Le pic d’inflation observé aujourd’hui est dû aux prix des matières premières, des semi-conducteurs, du transport maritime. Il va progressivement se corriger, avec l’effort très important de développement de l’offre (de gaz naturel, de semi-conducteurs, de transport, de métaux...) qui est réalisé aujourd’hui. Déjà, la quasi-totalité des prix des matières premières recule fortement. Mais, à moyen terme, il faudra tenir compte de l’effet inflationniste de la transition énergétique : les énergies renouvelables sont plus chères que les énergies fossiles en raison de l’intermittence de leur production qui impose de subir les coûts importants du stockage de l’électricité.
L’an prochain, les Etats retireront un peu plus leur soutien aux économies, sont-elles prêtes pour cela ?
Le seul pays où il y aura en 2022 un recul important du déficit structurel (du déficit public corrigé des effets de conjoncture économique) est les États-Unis, où le déficit structurel devrait passer de 16% à 8% du PIB. Il n’est pas sûr que les prévisions disponibles aujourd’hui prennent en compte correctement les effets de cette forte contraction du déficit public aux États-Unis, et il faut craindre que la croissance des États-Unis en 2022 soit décevante.
Les Banques centrales injecteront également moins de liquidités. Craignez-vous des tensions sur les taux d’intérêt et les marchés actions ? Estimez-vous que l’euro va continuer de se déprécier face au dollar ?
Il existe ici une asymétrie très importante entre les États-Unis et la zone euro. Les États-Unis souffrent d’un recul important du taux de participation (de la proportion de la population en âge de travailler qui se présente sur le marché du travail), ce qui n’est pas le cas dans la zone euro. En conséquence de cette contraction de l’offre de travail, les salaires accélèrent aux États-Unis, et pas dans la zone euro, l’inflation sous-jacente (hors matières premières) augmente fortement aux États-Unis, et pas dans la zone euro. Ceci pousse la Réserve Fédérale à sortir plus vite des politiques monétaires expansionnistes que la BCE.

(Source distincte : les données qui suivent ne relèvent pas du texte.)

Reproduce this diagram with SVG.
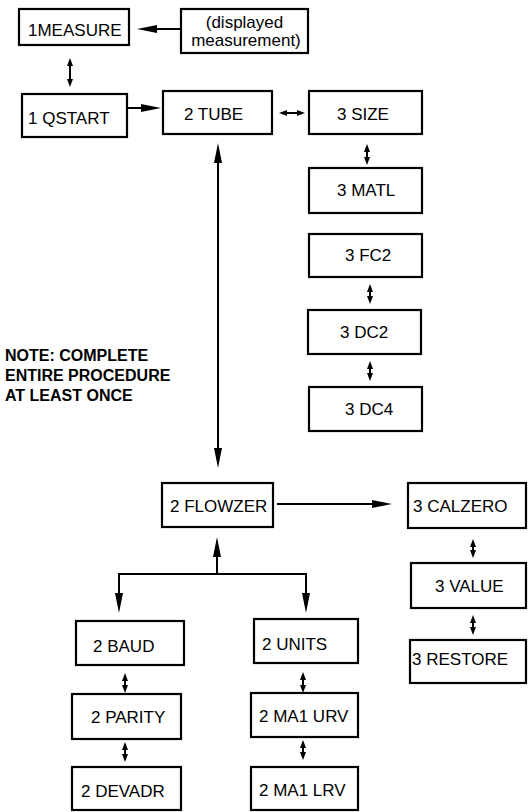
<svg xmlns="http://www.w3.org/2000/svg" width="530" height="812" viewBox="0 0 530 812">
<style>
.box{fill:#fff;stroke:#000;stroke-width:2.2}
.t{font-family:"Liberation Sans",Arial,sans-serif;font-size:17px;fill:#000}
.note{font-family:"Liberation Sans",Arial,sans-serif;font-size:16px;font-weight:bold;fill:#000}
.c{fill:none;stroke:#000;stroke-width:2}
.big{marker-end:url(#big)}
.dbl{marker-start:url(#sm);marker-end:url(#sm)}
</style>
<defs>
<marker id="big" markerUnits="userSpaceOnUse" markerWidth="20" markerHeight="8" viewBox="0 0 20 8" refX="14" refY="4" orient="auto-start-reverse"><path d="M0,0 L20,4 L0,8 z" fill="#000"/></marker>
<marker id="sm" markerUnits="userSpaceOnUse" markerWidth="8" markerHeight="6" viewBox="0 0 8 6" refX="5" refY="3" orient="auto-start-reverse"><path d="M0,0 L8,3 L0,6 z" fill="#000"/></marker>
</defs>
<g id="connectors">
<line class="c big" x1="181" y1="29" x2="143" y2="29"/>
<line class="c dbl" x1="70" y1="61" x2="70" y2="84"/>
<line class="c big" x1="127" y1="108" x2="155" y2="108"/>
<line class="c dbl" x1="282" y1="113" x2="302" y2="113"/>
<line class="c dbl" x1="367" y1="147" x2="367" y2="162"/>
<line class="c dbl" x1="370" y1="287" x2="370" y2="301"/>
<line class="c dbl" x1="370" y1="364" x2="370" y2="378"/>
<line class="c" x1="218" y1="149" x2="218" y2="462" style="marker-start:url(#big);marker-end:url(#big)"/>
<line class="c big" x1="277" y1="504" x2="386" y2="504"/>
<line class="c dbl" x1="473" y1="542" x2="473" y2="555"/>
<line class="c dbl" x1="473" y1="618" x2="473" y2="632"/>
<path class="c" d="M119,607 V574 H306 V607" style="marker-start:url(#big);marker-end:url(#big)"/>
<line class="c big" x1="217" y1="574" x2="217" y2="543"/>
<line class="c dbl" x1="125" y1="676" x2="125" y2="690"/>
<line class="c dbl" x1="125" y1="745" x2="125" y2="759"/>
<line class="c dbl" x1="303" y1="675" x2="303" y2="690"/>
<line class="c dbl" x1="303" y1="743" x2="303" y2="757"/>
</g>
<g id="n-measure"><rect class="box" x="19" y="9" width="110" height="36"/><text class="t" x="28" y="36">1MEASURE</text></g>
<g id="n-displayed"><rect class="box" x="181" y="9" width="127" height="44"/><text class="t" x="244.5" y="28" text-anchor="middle">(displayed</text><text class="t" x="246" y="46" text-anchor="middle">measurement)</text></g>
<g id="n-qstart"><rect class="box" x="22" y="94" width="105" height="43"/><text class="t" x="28" y="124">1 QSTART</text></g>
<g id="n-tube"><rect class="box" x="163" y="91" width="109" height="43"/><text class="t" x="184" y="120">2 TUBE</text></g>
<g id="n-size"><rect class="box" x="309" y="91" width="113" height="43"/><text class="t" x="337" y="120">3 SIZE</text></g>
<g id="n-matl"><rect class="box" x="309" y="168" width="113" height="45"/><text class="t" x="337" y="196">3 MATL</text></g>
<g id="n-fc2"><rect class="box" x="309" y="234" width="113" height="43"/><text class="t" x="345" y="261">3 FC2</text></g>
<g id="n-dc2"><rect class="box" x="308" y="310" width="113" height="44"/><text class="t" x="340" y="338">3 DC2</text></g>
<g id="n-dc4"><rect class="box" x="309" y="387" width="113" height="44"/><text class="t" x="345" y="415">3 DC4</text></g>
<g id="n-note"><text class="note" x="5" y="361">NOTE: COMPLETE</text><text class="note" x="5" y="381">ENTIRE PROCEDURE</text><text class="note" x="5" y="401">AT LEAST ONCE</text></g>
<g id="n-flowzer"><rect class="box" x="162" y="483" width="111" height="44"/><text class="t" x="170" y="512">2 FLOWZER</text></g>
<g id="n-calzero"><rect class="box" x="408" y="483" width="118" height="45"/><text class="t" x="413" y="512">3 CALZERO</text></g>
<g id="n-value"><rect class="box" x="411" y="563" width="115" height="45"/><text class="t" x="435" y="592">3 VALUE</text></g>
<g id="n-restore"><rect class="box" x="410" y="640" width="116" height="43"/><text class="t" x="412" y="665">3 RESTORE</text></g>
<g id="n-baud"><rect class="box" x="76" y="621" width="108" height="44"/><text class="t" x="93" y="652">2 BAUD</text></g>
<g id="n-parity"><rect class="box" x="72" y="694" width="109" height="45"/><text class="t" x="91" y="723">2 PARITY</text></g>
<g id="n-devadr"><rect class="box" x="72" y="767" width="109" height="43"/><text class="t" x="81" y="797">2 DEVADR</text></g>
<g id="n-units"><rect class="box" x="254" y="619" width="104" height="44"/><text class="t" x="262" y="650">2 UNITS</text></g>
<g id="n-ma1urv"><rect class="box" x="251" y="693" width="107" height="44"/><text class="t" x="259" y="722">2 MA1 URV</text></g>
<g id="n-ma1lrv"><rect class="box" x="251" y="767" width="107" height="43"/><text class="t" x="259" y="796">2 MA1 LRV</text></g>
</svg>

Aux États-Unis, la Banque Centrale va progressivement arrêter d’accroître la taille de son bilan (de créer de la monnaie) et va augmenter ses taux d’intérêt (à partir de la fin 2022-début 2023), alors que tout cela ne se passera que beaucoup plus tard dans la zone euro. Si on anticipe, en raison de cette asymétrie de base sur le marché du travail, une politique monétaire plus restrictive aux États-Unis que dans la zone euro, alors il est normal d’attendre que l’euro continue à se déprécier par rapport au dollar.
Après avoir été en retrait ces dernières années, pensez-vous que le sujet de la soutenabilité des dettes publiques doit faire son retour sur le devant de la scène ?
Même aux États-Unis, où la politique monétaire va devenir moins accommodante que dans la zone euro, les taux d’intérêt réels (corrigés de l’inflation) à long terme vont rester négatifs, donc considérablement plus faibles que la croissance en volume. Tant qu’on reste dans cet équilibre où les taux d’intérêt sont inférieurs à la croissance, le problème de soutenabilité des dettes publiques ne se pose pas, puisque, même avec un déficit public important, le taux d’endettement public converge vers une limite acceptable.